If the company behind it raises the money it hopes to be able to relieve the Arctic winter, by reflecting the Sun's rays to high latitudes.
It is not a new idea. The first reflecting satellite, Znamya 1, was deployed in space for a day in 1993. A circular reflective fabric was unfurled. In small areas, it could provide many times the amount of light from the Moon.
A second prototype scheduled for November will be visible from cities around the Earth, including London, Brussels and Seattle. It will stay in space for just a day.
"With such a small mirror you could light two or three square kilometres of territory, even more," says Russian space expert Vladimir Semyenov.
Ultimately, the aim is to string hundreds of vast mirrors across the sky and banish darkness from parts of the Arctic Circle in winter. However, the Russian company is having difficulty raising the money for such a venture and there is international opposition.
'Space junk' criticised
If a large-scale system was ever built critics say the animals and plants in the Arctic could suffer.
They fear the extra light could disrupt the predictable cycle of light and darkness, the pattern that makes the natural world tick.
Astronomers are not happy either. They think the collection of little moons could light up the sky behind them and cause problems for research.
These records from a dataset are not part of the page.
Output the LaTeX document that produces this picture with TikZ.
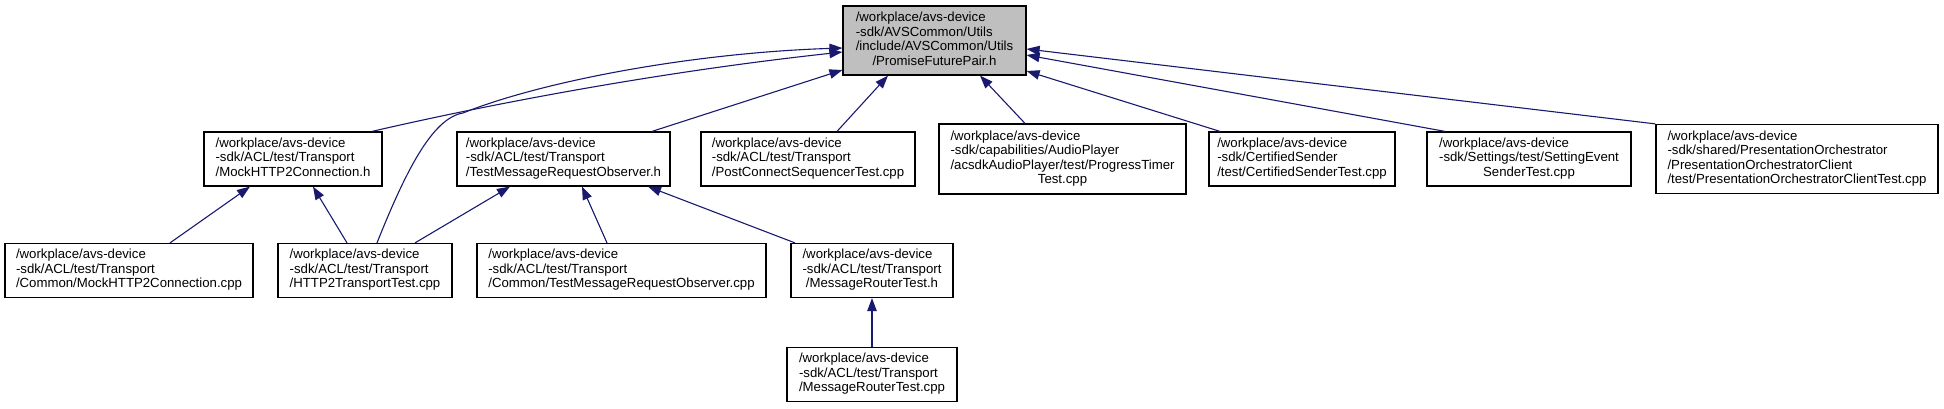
\documentclass[tikz,border=0pt]{standalone}
\usepackage{fontspec}
\setmainfont{Liberation Sans}
\usetikzlibrary{arrows.meta}

\definecolor{depblue}{HTML}{191970}
\definecolor{rootgray}{HTML}{BFBFBF}

\newcommand{\docfont}{\fontsize{13.2pt}{14.5pt}\selectfont}
\newcommand{\fpath}[1]{\begin{tabular}{@{}l@{}}#1\end{tabular}}
\newcommand{\lastln}[1]{\multicolumn{1}{@{}c@{}}{#1}}

\tikzset{
  filebox/.style={draw=black, line width=1.2pt, fill=white, inner sep=0pt, font=\docfont, minimum height=54pt},
  rootbox/.style={filebox, fill=rootgray, minimum height=69pt},
  dep/.style={draw=depblue, line width=1.1pt, -{Triangle[length=13pt,width=9.5pt]}}
}

\begin{document}
\begin{tikzpicture}[x=1pt, y=1pt]

  \useasboundingbox (0,0) rectangle (1944,408);

  % Row heights
  \def\rowa{367.5}
  \def\rowb{249}
  \def\rowc{137.5}
  \def\rowd{33.5}

  % Included header
  \node[rootbox, minimum width=183pt] (pfp) at (934.5,\rowa)
    {\fpath{/workplace/avs-device\\ -sdk/AVSCommon/Utils\\ /include/AVSCommon/Utils\\ \lastln{/PromiseFuturePair.h}}};

  % Direct includers
  \node[filebox, minimum width=178pt] (mockh) at (293,\rowb)
    {\fpath{/workplace/avs-device\\ -sdk/ACL/test/Transport\\ \lastln{/MockHTTP2Connection.h}}};
  \node[filebox, minimum width=213pt] (tmroh) at (563.5,\rowb)
    {\fpath{/workplace/avs-device\\ -sdk/ACL/test/Transport\\ \lastln{/TestMessageRequestObserver.h}}};
  \node[filebox, minimum width=214pt] (postc) at (808,\rowb)
    {\fpath{/workplace/avs-device\\ -sdk/ACL/test/Transport\\ \lastln{/PostConnectSequencerTest.cpp}}};
  \node[filebox, minimum width=247pt, minimum height=70pt] (audio) at (1062.5,\rowb)
    {\fpath{/workplace/avs-device\\ -sdk/capabilities/AudioPlayer\\ /acsdkAudioPlayer/test/ProgressTimer\\ \lastln{Test.cpp}}};
  \node[filebox, minimum width=186pt] (certs) at (1302,\rowb)
    {\fpath{/workplace/avs-device\\ -sdk/CertifiedSender\\ \lastln{/test/CertifiedSenderTest.cpp}}};
  \node[filebox, minimum width=204pt] (settev) at (1529,\rowb)
    {\fpath{/workplace/avs-device\\ -sdk/Settings/test/SettingEvent\\ \lastln{SenderTest.cpp}}};
  \node[filebox, minimum width=282pt, minimum height=69pt] (presorch) at (1797,\rowb)
    {\fpath{/workplace/avs-device\\ -sdk/shared/PresentationOrchestrator\\ /PresentationOrchestratorClient\\ \lastln{/test/PresentationOrchestratorClientTest.cpp}}};

  % Second level
  \node[filebox, minimum width=248pt] (mockcpp) at (129,\rowc)
    {\fpath{/workplace/avs-device\\ -sdk/ACL/test/Transport\\ \lastln{/Common/MockHTTP2Connection.cpp}}};
  \node[filebox, minimum width=174pt] (h2tt) at (365,\rowc)
    {\fpath{/workplace/avs-device\\ -sdk/ACL/test/Transport\\ \lastln{/HTTP2TransportTest.cpp}}};
  \node[filebox, minimum width=289pt] (tmrocpp) at (621.5,\rowc)
    {\fpath{/workplace/avs-device\\ -sdk/ACL/test/Transport\\ \lastln{/Common/TestMessageRequestObserver.cpp}}};
  \node[filebox, minimum width=162pt] (mrth) at (872,\rowc)
    {\fpath{/workplace/avs-device\\ -sdk/ACL/test/Transport\\ \lastln{/MessageRouterTest.h}}};

  % Third level
  \node[filebox, minimum width=170pt] (mrtcpp) at (872,\rowd)
    {\fpath{/workplace/avs-device\\ -sdk/ACL/test/Transport\\ \lastln{/MessageRouterTest.cpp}}};

  % Edges into the header
  \coordinate (h2bend) at (463,295);
  \draw[dep] ([xshift=79pt]mockh.north) .. controls +(108,25) and +(-193,-21) .. ([yshift=-11.5pt]pfp.west);
  \draw[dep] ([xshift=12pt]h2tt.north) .. controls +(28,70) and +(-31,-5) .. (h2bend)
    .. controls +(77,31) and +(-153,-5) .. ([yshift=-7.5pt]pfp.west);
  \draw[dep] ([xshift=88.5pt]tmroh.north) -- ([yshift=-29.5pt]pfp.west);
  \draw[dep] ([xshift=29pt]postc.north) -- ([xshift=-46.5pt]pfp.south);
  \draw[dep] ([xshift=-37.5pt]audio.north) -- ([xshift=45.5pt]pfp.south);
  \draw[dep] ([xshift=-82pt]certs.north) -- ([yshift=-30.5pt]pfp.east);
  \draw[dep] ([xshift=-84pt]settev.north) -- ([yshift=-14.5pt]pfp.east);
  \draw[dep] (presorch.north west) -- ([yshift=-8.5pt]pfp.east);

  % Edges between test files
  \draw[dep] ([xshift=41pt]mockcpp.north) -- ([xshift=-43pt]mockh.south);
  \draw[dep] ([xshift=-18pt]h2tt.north) -- ([xshift=20pt]mockh.south);
  \draw[dep] ([xshift=50pt]h2tt.north) -- ([xshift=-53.5pt]tmroh.south);
  \draw[dep] ([xshift=-14.5pt]tmrocpp.north) -- ([xshift=18.5pt]tmroh.south);
  \draw[dep] ([xshift=-77pt]mrth.north) -- ([xshift=84.5pt]tmroh.south);
  \draw[dep] (mrtcpp.north) -- (mrth.south);

\end{tikzpicture}
\end{document}
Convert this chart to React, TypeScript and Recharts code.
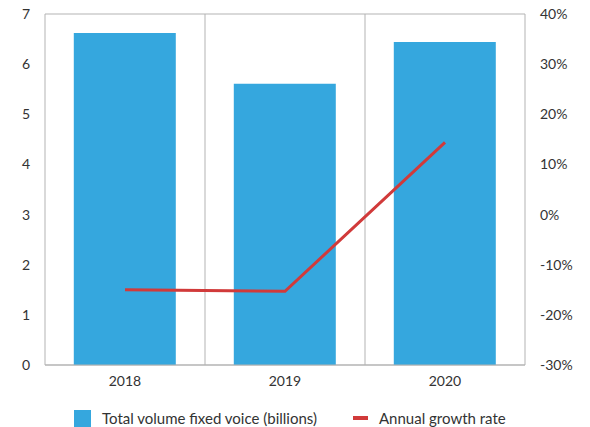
import React from "react";
import {
  ComposedChart,
  Bar,
  Line,
  XAxis,
  YAxis,
  CartesianGrid,
  Legend,
} from "recharts";

const years = ["2018", "2019", "2020"];
const volume = [6.62, 5.61, 6.44];
const growth = [-15.0, -15.3, 14.4];
const leftTicks = [0, 1, 2, 3, 4, 5, 6, 7];
const rightTicks = [-30, -20, -10, 0, 10, 20, 30, 40];

const data = years.map((year, i) => ({
  year,
  volume: volume[i],
  growth: growth[i],
}));

const BLUE = "#35a7de";
const RED = "#d13a3a";
const GRID = "#b3b3b3";
const FONT = "Lato, 'Open Sans', sans-serif";

const tickStyle = { fill: "#333", fontSize: 14, fontFamily: FONT };

function ChartLegend() {
  return (
    <div
      style={{
        display: "flex",
        alignItems: "center",
        paddingTop: 14,
        paddingLeft: 66,
        fontFamily: FONT,
        fontSize: 15,
        lineHeight: "18px",
        color: "#333",
      }}
    >
      <span
        style={{ width: 17, height: 17, background: BLUE, display: "inline-block" }}
      />
      <span style={{ marginLeft: 11 }}>Total volume fixed voice (billions)</span>
      <span
        style={{
          width: 15,
          height: 4,
          background: RED,
          display: "inline-block",
          marginLeft: 36,
        }}
      />
      <span style={{ marginLeft: 11 }}>Annual growth rate</span>
    </div>
  );
}

export default function App() {
  return (
    <div>
      <style>{".recharts-surface { overflow: visible; }"}</style>
      <ComposedChart
        width={582}
        height={419}
        data={data}
        margin={{ top: 6, right: 0, left: 0, bottom: 0 }}
        barCategoryGap="18%"
      >
        <CartesianGrid
          stroke={GRID}
          verticalCoordinatesGenerator={({ offset }: any) => [
            offset.left,
            offset.left + offset.width / 3,
            offset.left + (2 * offset.width) / 3,
            offset.left + offset.width,
          ]}
        />
        <XAxis
          dataKey="year"
          height={30}
          tickLine={false}
          axisLine={{ stroke: GRID }}
          tick={tickStyle}
          tickMargin={5}
        />
        <YAxis
          yAxisId="left"
          width={37}
          domain={[0, 7]}
          ticks={leftTicks}
          tickLine={false}
          axisLine={false}
          tick={tickStyle}
          tickMargin={9}
          interval={0}
        />
        <YAxis
          yAxisId="right"
          orientation="right"
          width={65}
          domain={[-30, 40]}
          ticks={rightTicks}
          tickFormatter={(v: number) => `${v}%`}
          tickLine={false}
          axisLine={false}
          tick={{ ...tickStyle, textAnchor: "start" }}
          tickMargin={9}
          interval={0}
        />
        <Bar
          yAxisId="left"
          dataKey="volume"
          fill={BLUE}
          isAnimationActive={false}
        />
        <Line
          yAxisId="right"
          dataKey="growth"
          stroke={RED}
          strokeWidth={3}
          dot={false}
          activeDot={false}
          isAnimationActive={false}
        />
        <Legend
          verticalAlign="bottom"
          height={32}
          content={() => <ChartLegend />}
          wrapperStyle={{ left: 0, width: 582 }}
        />
      </ComposedChart>
    </div>
  );
}
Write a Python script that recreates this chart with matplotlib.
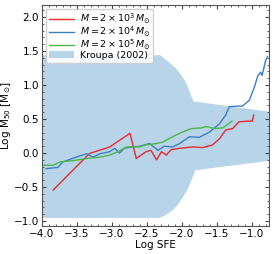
import matplotlib
matplotlib.use("Agg")
import matplotlib.pyplot as plt
from matplotlib.ticker import MultipleLocator

# Kroupa (2002) band boundaries
band_x = [-4.0, -2.317, -2.245, -2.174, -2.10, -2.056, -2.007, -1.96, -1.936, -1.889, -1.842, -1.817, -1.817, -0.75]
band_hi = [1.448, 1.448, 1.389, 1.33, 1.266, 1.21, 1.144, 1.07, 1.022, 0.899, 0.777, 0.743, 0.765, 0.615]
band_lo = [-0.946, -0.946, -0.91, -0.863, -0.80, -0.740, -0.67, -0.593, -0.55, -0.446, -0.325, -0.261, -0.247, -0.105]

# M = 2e3
red_x = [-3.84, -3.32, -3.03, -2.90, -2.74, -2.65, -2.51, -2.44, -2.36, -2.29, -2.22, -2.15, -2.03, -1.84, -1.70, -1.56, -1.46, -1.37, -1.27, -1.18, -1.03, -0.99, -0.97]
red_y = [-0.545, -0.007, 0.09, 0.18, 0.29, -0.08, 0.02, 0.04, -0.10, 0.02, -0.03, 0.05, 0.07, 0.09, 0.08, 0.12, 0.21, 0.34, 0.36, 0.46, 0.47, 0.47, 0.56]

# M = 2e4
blue_x = [-3.94, -3.77, -3.70, -3.51, -3.36, -3.27, -3.17, -3.03, -2.96, -2.89, -2.82, -2.70, -2.60, -2.46, -2.34, -2.25, -2.13, -2.03, -1.89, -1.75, -1.60, -1.46, -1.37, -1.32, -1.22, -1.13, -1.03, -0.96, -0.91, -0.87, -0.85, -0.82, -0.80, -0.77]
blue_y = [-0.23, -0.21, -0.13, -0.06, -0.01, -0.06, -0.01, 0.02, 0.07, 0.00, 0.07, 0.09, 0.10, 0.14, 0.04, 0.10, 0.09, 0.14, 0.24, 0.23, 0.31, 0.43, 0.56, 0.68, 0.69, 0.69, 0.78, 0.97, 1.14, 1.19, 1.14, 1.27, 1.36, 1.42]

# M = 2e5
green_x = [-3.98, -3.84, -3.74, -3.55, -3.36, -3.17, -3.03, -2.91, -2.79, -2.60, -2.51, -2.36, -2.27, -2.13, -2.01, -1.86, -1.72, -1.65, -1.53, -1.41, -1.28]
green_y = [-0.18, -0.18, -0.13, -0.11, -0.08, -0.06, -0.03, 0.02, 0.09, 0.09, 0.12, 0.14, 0.16, 0.24, 0.30, 0.36, 0.37, 0.39, 0.36, 0.37, 0.47]

fig = plt.figure(figsize=(2.74, 2.54), dpi=100)
ax = fig.add_axes([0.153, 0.111, 0.829, 0.870])

ax.fill_between(band_x, band_lo, band_hi, color='#b8d4e8', lw=0, label='Kroupa (2002)')
ax.plot(red_x, red_y, color='#e8292e', lw=1.0, label=r'$M = 2\times10^3\,M_{\odot}$')
ax.plot(blue_x, blue_y, color='#3c7fc4', lw=1.0, label=r'$M = 2\times10^4\,M_{\odot}$')
ax.plot(green_x, green_y, color='#4db848', lw=1.0, label=r'$M = 2\times10^5\,M_{\odot}$')

ax.set_xlim(-4.0, -0.75)
ax.set_ylim(-1.07, 2.18)
ax.xaxis.set_major_locator(MultipleLocator(0.5))
ax.xaxis.set_minor_locator(MultipleLocator(0.1))
ax.yaxis.set_major_locator(MultipleLocator(0.5))
ax.yaxis.set_minor_locator(MultipleLocator(0.1))
ax.tick_params(which='both', direction='in', top=True, right=True, labelsize=7.5, color='#444444')
ax.tick_params(which='major', length=3, pad=2)
ax.tick_params(which='minor', length=1.5)
for s in ax.spines.values():
    s.set_color('#555555')
    s.set_linewidth(0.8)

ax.set_xlabel('Log SFE', fontsize=7.5, labelpad=1)
ax.set_ylabel(r'Log M$_{50}$ [M$_{\odot}$]', fontsize=7.5, labelpad=1)

h, l = ax.get_legend_handles_labels()
order = [1, 2, 3, 0]
ax.legend([h[i] for i in order], [l[i] for i in order], loc='upper left', fontsize=6.8,
          handlelength=2.7, borderpad=0.3, labelspacing=-0.1, handletextpad=0.6,
          borderaxespad=0.4, fancybox=True, framealpha=0.9)

fig.savefig('out.png', dpi=100)
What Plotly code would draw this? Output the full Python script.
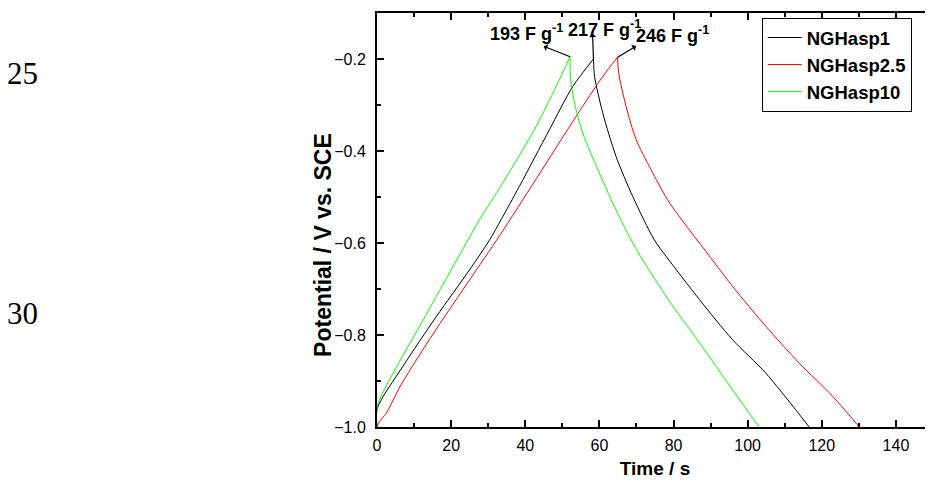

The scientists also fear accidents.
"Many space scientists will be annoyed because the lower orbits would be filled up with these little mirrors, in essence space junk, and the chance of your telecommunication satellite hitting one of these will be very high," says David Hughes from Sheffield University, UK.
The ultimate fear is that some companies will want to turn our tranquil night sky into something more like the Blackpool illuminations - complete with advertisements beamed from space.
However, many space experts say that such a system is unlikely to get off the ground in the foreseeable future.